Com esse titulo – Você pode me ouvir, Doutor – foi lançado no ano passado um livro que trata da relação médico-paciente. Um livro de rara sensibilidade com prefácio de Adib Jatene[2]. Ao ler a obra fiquei a pensar no modelo de saúde pública que o SUS contempla. Um sistema que pretende garantir ao cidadão serviços de saúde de qualidade que garanta a integralidade da assistência à saúde.
Ao refletir sobre a garantia de serviços de saúde integral, de acesso universal e igualitário, descobrimos o quão devedor é nosso serviço de saúde. Hoje mesmo, conversando com uma jovem dona de uma banca de jornal, ela me dizia que ao comprar a sua casa própria, abriu mão de todas as prestações possíveis, dentre elas, a do plano de saúde. Como seu filho pequeno teve um problema ortopédico, precisou ir nos serviços de saúde do bairro em que mora e teve muitas dificuldades para ser atendida pela falta de médico e quando o foi, o médico mal a olhou. Se ele tivesse que identificá-la por qualquer motivo não o saberia porque esteve com ela mas não a viu. Este fato a fez considerar se não deveria voltar a ter um plano de saúde nem que fosse apenas para seus filhos. E a cidade do interior em que mora essa jovem senhora é uma das cidades mais ricas do país, com uma alta renda per capita.

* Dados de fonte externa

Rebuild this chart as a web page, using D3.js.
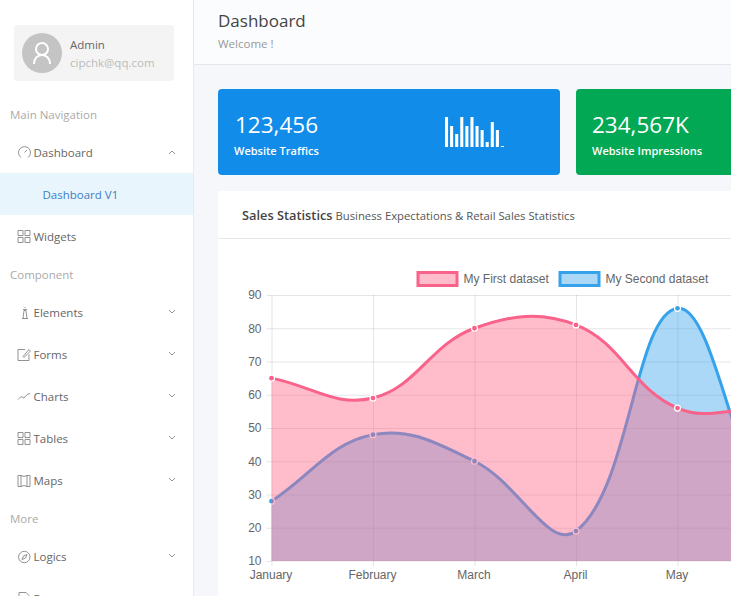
<!DOCTYPE html>
<html lang="en">
<head>
  <meta charset="UTF-8">
  <title>Dashboard</title>
  <script src="https://cdn.jsdelivr.net/npm/d3@7"></script>
  <style>
    html, body { margin: 0; padding: 0; overflow: hidden; background: #f5f7fa; }
    svg { display: block; }
    text { font-family: "Open Sans", "Noto Sans", sans-serif; }
    .chart text { font-family: "Liberation Sans", Arial, sans-serif; font-size: 12px; fill: #666; }
    .icon { fill: none; stroke: #777; stroke-width: 0.8; }
  </style>
</head>
<body>
  <script>
    const months = ['January', 'February', 'March', 'April', 'May', 'June', 'July']
    const datasets = [
      { label: 'My First dataset', values: [65, 59, 80, 81, 56, 55, 40], line: '#f9628a', fill: 'rgba(255,99,132,0.43)' },
      { label: 'My Second dataset', values: [28, 48, 40, 19, 86, 27, 90], line: '#36a2eb', fill: 'rgba(54,162,235,0.42)' }
    ]
    const miniBars = [30, 21, 13, 30, 21, 30, 21, 17, 5, 25, 17, 1]

    const svg = d3.select('body').append('svg').attr('width', 731).attr('height', 596)

    function label(x, y, str, size, color, weight) {
      return svg.append('text').attr('x', x).attr('y', y).text(str)
        .attr('font-size', size).attr('fill', color).attr('font-weight', weight || 400)
    }
    function box(x, y, w, h, fill, r) {
      return svg.append('rect').attr('x', x).attr('y', y).attr('width', w).attr('height', h)
        .attr('fill', fill).attr('rx', r || 0)
    }

    // page frame
    box(193, 0, 538, 64, '#fbfcfd')
    box(193, 64, 538, 1, '#e3e6eb')
    box(0, 0, 193, 596, '#fff')
    box(193, 0, 1, 596, '#e6e9ef')

    // sidebar profile
    box(14, 25, 160, 56, '#f4f4f4', 3)
    svg.append('circle').attr('cx', 42).attr('cy', 53).attr('r', 20).attr('fill', '#c4c4c4')
    svg.append('circle').attr('cx', 42).attr('cy', 49).attr('r', 6).attr('fill', 'none').attr('stroke', '#fff').attr('stroke-width', 2)
    svg.append('path').attr('d', 'M34,64 C34,52 50,52 50,64').attr('fill', 'none').attr('stroke', '#fff').attr('stroke-width', 2)
    label(70, 49, 'Admin', 11.5, '#666')
    label(70, 67, 'cipchk@qq.com', 11.5, '#bbb')

    // sidebar menu
    box(0, 173, 193, 42, '#e9f5fc')
    const headings = [['Main Navigation', 119], ['Component', 279], ['More', 523]]
    headings.forEach(d => label(10, d[1], d[0], 11.5, '#aaa'))
    const menu = [
      ['Dashboard', 157, 'gauge', true], ['Widgets', 241, 'grid'], ['Elements', 317, 'pawn', false, true],
      ['Forms', 359, 'edit', false, true], ['Charts', 401, 'line', false, true], ['Tables', 443, 'grid', false, true],
      ['Maps', 485, 'map', false, true], ['Logics', 561, 'compass', false, true], ['Pages', 603, 'page']
    ]
    const iconPaths = {
      grid: 'M0,0h5v5h-5zM7,0h5v5h-5zM0,7h5v5h-5zM7,7h5v5h-5z',
      gauge: 'M3,11 A6,6 0 1 1 10,11 M6.5,6 L9,3.5',
      pawn: 'M4,12h6M5,12L6,4h2L9,12M5,3h4M7,0.5v1',
      edit: 'M11,6v6h-11v-11h7M5,8L11,1l1.5,1.5L6,9z',
      line: 'M0,9L3,6L6,7.5L9,4L12,3',
      map: 'M0,1h3l3,1l3,-1h3v11h-3l-3,-1l-3,1h-3zM3,1v11M9,1v11',
      compass: 'M12,6.5A5.7,5.7 0 1 1 0.6,6.5A5.7,5.7 0 1 1 12,6.5ZM9,4L5.5,5.5L4,9L7.5,7.5Z',
      page: 'M1,0h7l3,3v9h-10z'
    }
    menu.forEach(d => {
      label(33.5, d[1], d[0], 11.5, '#666')
      svg.append('path').attr('class', 'icon').attr('d', iconPaths[d[2]])
        .attr('transform', `translate(18,${d[1] - 10.5})`)
      if (d[3] || d[4]) {
        const dir = d[3] ? -1 : 1
        svg.append('path').attr('class', 'icon').attr('stroke', '#999')
          .attr('d', `M169,${d[1] - 5 - dir * 2} L172,${d[1] - 5 + dir} L175,${d[1] - 5 - dir * 2}`)
      }
    })
    label(42.5, 199, 'Dashboard V1', 11.5, '#3d7fc4')

    // page title
    label(218, 27, 'Dashboard', 17, '#444')
    label(218, 48, 'Welcome !', 11.5, '#999')

    // stat cards
    box(218, 89, 342, 86, '#118de9', 4)
    box(576, 89, 200, 86, '#02a854', 4)
    label(235, 133, '123,456', 22.5, '#fff')
    label(234, 155, 'Website Traffics', 11, '#fff', 600)
    label(592, 133, '234,567K', 22.5, '#fff')
    label(592, 155, 'Website Impressions', 11, '#fff', 600)

    const miniX = d3.scaleBand().domain(d3.range(miniBars.length)).range([445, 504]).paddingInner(0.4).paddingOuter(0)
    const miniY = d3.scaleLinear().domain([0, 30]).range([147, 117])
    svg.append('g').selectAll('rect').data(miniBars).join('rect')
      .attr('x', (d, i) => miniX(i))
      .attr('y', d => miniY(d))
      .attr('width', miniX.bandwidth())
      .attr('height', d => miniY(0) - miniY(d))
      .attr('fill', '#fff')

    // sales panel
    box(218, 191, 540, 420, '#fff')
    box(218, 238, 540, 1, '#e8e8e8')
    const title = label(242, 220, 'Sales Statistics', 12.8, '#444', 600)
    title.append('tspan').text(' Business Expectations & Retail Sales Statistics')
      .attr('font-size', 11.3).attr('font-weight', 400).attr('fill', '#555')

    // chart
    const x = d3.scalePoint().domain(months).range([271.5, 880.5])
    const y = d3.scaleLinear().domain([10, 90]).range([561, 295])
    const chart = svg.append('g').attr('class', 'chart')

    // same spline as chart.js with lineTension 0.4
    function tensionCurve(context) {
      let pts, state
      return {
        areaStart() { state = 0 },
        areaEnd() { state = NaN },
        lineStart() { pts = [] },
        point(px, py) { pts.push([+px, +py]) },
        lineEnd() {
          const n = pts.length, t = 0.4
          const ctrl = pts.map((p, i) => {
            const a = pts[Math.max(i - 1, 0)], b = pts[Math.min(i + 1, n - 1)]
            const d01 = Math.hypot(p[0] - a[0], p[1] - a[1])
            const d12 = Math.hypot(b[0] - p[0], b[1] - p[1])
            const s = d01 + d12 || 1
            const clampY = v => Math.max(295, Math.min(561, v))
            return {
              prev: [p[0] - t * d01 / s * (b[0] - a[0]), clampY(p[1] - t * d01 / s * (b[1] - a[1]))],
              next: [p[0] + t * d12 / s * (b[0] - a[0]), clampY(p[1] + t * d12 / s * (b[1] - a[1]))]
            }
          })
          if (state) context.lineTo(pts[0][0], pts[0][1])
          else context.moveTo(pts[0][0], pts[0][1])
          for (let i = 1; i < n; i++) {
            context.bezierCurveTo(ctrl[i - 1].next[0], ctrl[i - 1].next[1], ctrl[i].prev[0], ctrl[i].prev[1], pts[i][0], pts[i][1])
          }
          if (state) context.closePath()
          state = 1 - state
        }
      }
    }

    const grid = 'rgba(0,0,0,0.1)'
    const yAxis = d3.axisLeft(y).tickValues(d3.range(10, 91, 10)).tickSize(5).tickPadding(5)
    const xAxis = d3.axisBottom(x).tickSize(5).tickPadding(4)
    const yg = chart.append('g').attr('transform', 'translate(271.5,0)').call(yAxis)
    const xg = chart.append('g').attr('transform', 'translate(0,561)').call(xAxis)
    yg.select('.domain').remove()
    xg.select('.domain').remove()
    chart.selectAll('.tick line').attr('stroke', grid)
    xg.selectAll('.tick text').attr('dx', -1)
    // June and July sit past the right edge of the window
    xg.selectAll('.tick').filter(d => x(d) > 731).select('text').remove()
    yg.selectAll('.tick').filter(d => d > 10).append('line').attr('x1', 0).attr('x2', 609).attr('stroke', grid)
    xg.selectAll('.tick').append('line').attr('y1', 0).attr('y2', -266).attr('stroke', grid)
    chart.append('line').attr('x1', 271.5).attr('x2', 880).attr('y1', 561).attr('y2', 561).attr('stroke', grid)

    const area = d3.area().x((d, i) => x(months[i])).y0(y(10)).y1(d => y(d))
      .curve(tensionCurve)
    const line = d3.line().x((d, i) => x(months[i])).y(d => y(d)).curve(tensionCurve)

    // chart.js paints the last dataset first
    datasets.slice().reverse().forEach(ds => {
      const g = chart.append('g')
      g.append('path').attr('d', area(ds.values)).attr('fill', ds.fill)
      g.append('path').attr('d', line(ds.values)).attr('fill', 'none').attr('stroke', ds.line).attr('stroke-width', 3)
      g.selectAll('circle').data(ds.values).join('circle')
        .attr('cx', (d, i) => x(months[i]))
        .attr('cy', d => y(d))
        .attr('r', 3)
        .attr('fill', ds.line)
        .attr('stroke', '#fff')
        .attr('stroke-width', 1.2)
    })

    // legend
    const legendX = [416.5, 558.5]
    datasets.forEach((ds, i) => {
      chart.append('rect').attr('x', legendX[i] + 1.5).attr('y', 272.5).attr('width', 39).attr('height', 13)
        .attr('fill', ds.fill).attr('stroke', ds.line).attr('stroke-width', 3)
      chart.append('text').attr('x', legendX[i] + 47).attr('y', 283).text(ds.label)
    })
  </script>
</body>
</html>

Da falta de médico à falta de humanismo no atendimento, o sistema de saúde brasileiro vai mal como um todo, tanto o sistema público e como o sistema privado. A reclamação da cidadã centrava-se na ausência do serviço, do servidor público médico e da sua falta de profissionalismo, humanismo, alteridade. Atendimento humanizado passou a ser artigo de luxo que não se encontra em quase nenhum sistema.
No prefácio do livro em referência, o Dr. Jatene sabiamente diz: Apesar dos avanços científicos e tecnológicos, o homem não mudou. Continua como antes diante da doença, necessitando antes de tudo confiar em quem o trata. Essa confiança que o faz entregar-se sem reservas só pode ser confrontada com competência e dedicação. O médico não pode permitir que as máquinas o substituam. Não pode limitar o tempo da consulta, refugiar-se na solicitação de exames e encurtar a anamnese como se esta pudesse ser substituída por imagens.
De fato, vivemos uma era em que as relações humanas se deterioram vertiginosamente, com profissionais de saúde, em especial os mais jovens, se voltando, cada vez mais, para a competição, considerada uma qualidade. Quem é competitivo, é elogiado. Só que na área da saúde não se pode esquecer que na frente de um médico, do outro lado da mesa, na outra cadeira, existe um ser humano que procura o médico como se ele fosse um oráculo capaz de lhe dizer palavras mágicas para minorar o sofrimento humano.
O SUS tem políticas de saúde voltadas para a humanização dos serviços. Mas haverá humanização nos serviços de saúde quando falta médico, sem falar da atenção, solicitude, cortesia tão importante para o inicio de uma relação de cura ou amenização do sofrimento?
Há humanismo num sistema de saúde que marca o mesmo horário e dia para todos os pacientes? Todos devem chegar às 7h da manhã, ficando alguns a esperar durante mais de quatro ou cinco horas?
Afora quando os desacertos nos diagnósticos atormentam a vida do paciente, fazendo-o peregrinar por dias a fio sem solução. As relações humanas parecem cada dia mais esgarçadas, sem que as políticas públicas e os projetos de humanização dos serviços aconteçam realmente.
[1]Coordenadora do Instituto de Direito Sanitário Aplicado – IDISA; Coordenadora do Curso de Especialização em Direito Sanitário da UNICAMP-IDISA; ex-procuradora da UNICAMP.
[2]Você pode me ouvir, Doutor? Organizadores: Alvaro Jorge Madeiro Filho e João Macedo Coelho Filho. Saberes Editora: Campinas, 2010.